Qu’il s’agisse de la représentation édénique de la demeure des Brown ou de la référence répétée aux exploits de Josué dans l’Ancien Testament (dont Bergot constituerait une sorte de double ridicule et enfantin), le film convoque par petites touches un imaginaire religieux qui n’est pas sans lien avec la ferveur lyrique de la mise en scène de Capra dans ses films des années 1930. À Cloverdale, « Baby Face » accomplit malgré lui la prophétie énoncée plus tôt par Mr.

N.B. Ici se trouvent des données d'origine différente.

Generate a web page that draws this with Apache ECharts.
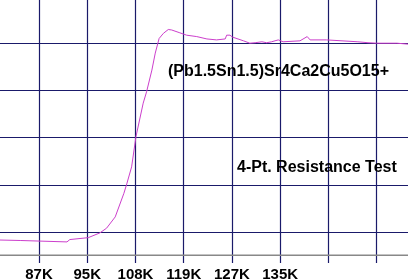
<!DOCTYPE html>
<html><head><meta charset="utf-8">
<script src="https://cdn.jsdelivr.net/npm/echarts@6/dist/echarts.min.js"></script>
<style>html,body{margin:0;padding:0;background:#fff}#c{width:408px;height:279px}</style>
</head><body><div id="c"></div>
<script>
// x positions in grid-column units (0 = "87K" column), y in grid-row units
const tickLabels = ['87K','95K','108K','119K','127K','135K','',''];
const xVals = [-0.81,-0.39,-0.37,0.58,0.64,1.02,1.26,1.40,1.58,1.76,1.82,1.92,2.01,2.16,2.23,2.34,2.41,2.49,2.58,2.68,2.75,2.92,3.06,3.27,3.48,3.68,3.86,3.89,3.96,4.01,4.24,4.37,4.48,4.62,4.72,4.82,4.96,5.06,5.41,5.56,5.62,5.96,6.61,6.82,7.00,7.42,7.65];
const yVals = [-0.17,-0.18,-0.21,-0.21,-0.16,-0.12,-0.02,0.08,0.32,0.82,1.02,1.38,2.02,2.73,2.97,3.43,3.79,4.10,4.21,4.29,4.28,4.22,4.17,4.14,4.09,4.07,4.09,4.17,4.17,4.13,4.05,4.00,4.01,4.03,4.01,4.03,4.07,4.03,4.05,4.14,4.07,4.07,4.03,4.01,4.00,4.00,3.98];
const baseLineY = -0.49;
const title1 = '(Pb1.5Sn1.5)Sr4Ca2Cu5O15+';
const title2 = '4-Pt. Resistance Test';

const navy = '#1a1a6a';
const font = 'Liberation Sans, Arial, sans-serif';
const chart = echarts.init(document.getElementById('c'), null, {renderer:'canvas'});
const gL = 39 - 48.24, gR = 408 - (39 + 8*48.24);
chart.setOption({
  animation:false,
  backgroundColor:'#ffffff',
  textStyle:{fontFamily:font},
  title:[
    {text:title1,left:168,top:64,padding:0,textStyle:{fontSize:16,fontWeight:'bold',color:'#000',fontFamily:font}},
    {text:title2,left:237,top:160,padding:0,textStyle:{fontSize:16,fontWeight:'bold',color:'#000',fontFamily:font}}
  ],
  grid:[
    {left:gL,right:gR,top:0,bottom:16,containLabel:false,outerBoundsMode:'none'},
    {left:gL,right:gR,top:232-5*47.2,bottom:279-(232+47.2),containLabel:false,outerBoundsMode:'none'}
  ],
  xAxis:[
    {type:'value',gridIndex:0,min:-1,max:8,interval:1,
     axisLine:{show:false},axisTick:{show:false},
     splitLine:{show:true,lineStyle:{color:navy,width:1.2}},
     axisLabel:{show:true,margin:4,fontSize:15,fontWeight:'bold',color:'#000',
       fontFamily:font,hideOverlap:false,
       formatter:v=>(v>=0&&v<tickLabels.length)?tickLabels[v]:''}},
    {type:'value',gridIndex:1,min:-1,max:8,interval:1,show:false,splitLine:{show:false}}
  ],
  yAxis:[
    {type:'value',gridIndex:0,min:0,max:1,show:false,splitLine:{show:false}},
    {type:'value',gridIndex:1,min:-1,max:5,interval:1,
     axisLine:{show:false},axisTick:{show:false},axisLabel:{show:false},
     splitLine:{show:true,lineStyle:{color:navy,width:1.2}}}
  ],
  series:[{
    type:'line',xAxisIndex:1,yAxisIndex:1,showSymbol:false,clip:false,z:3,
    lineStyle:{color:'#cc3fcc',width:1},
    data:xVals.map((x,i)=>[x,yVals[i]])
  },{
    type:'line',xAxisIndex:1,yAxisIndex:1,showSymbol:false,clip:false,silent:true,z:1,
    lineStyle:{color:'#888888',width:1.5},
    data:[[-0.9,baseLineY],[7.8,baseLineY]]
  }]
});
</script></body></html>
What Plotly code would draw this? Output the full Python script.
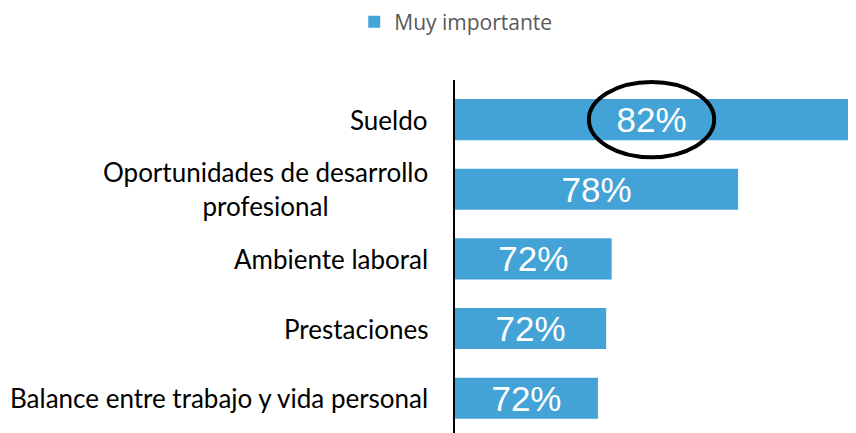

Brown, le pasteur local, pour fédérer ses ouailles contre l’érection d’une salle de spectacle : « Marche sept jours autour des murs de Jéricho, et au septième jour les murs tomberont. » Détruisant le lieu de perdition à coups de canon lors d’une représentation théâtrale qui tourne mal, Langdon devient alors l’émissaire d’un ordre supérieur, libérant à son corps défendant la cité de la stupre et du péché. Avec ce finale pétaradant transparaît surtout le caractère utopique de la mise en scène de Capra : à l’heure où les idéaux de l’Amérique des premiers temps se sont dissous dans l’argent, seule l’énergie anarchique des hommes providentiels peut rénover la société entière.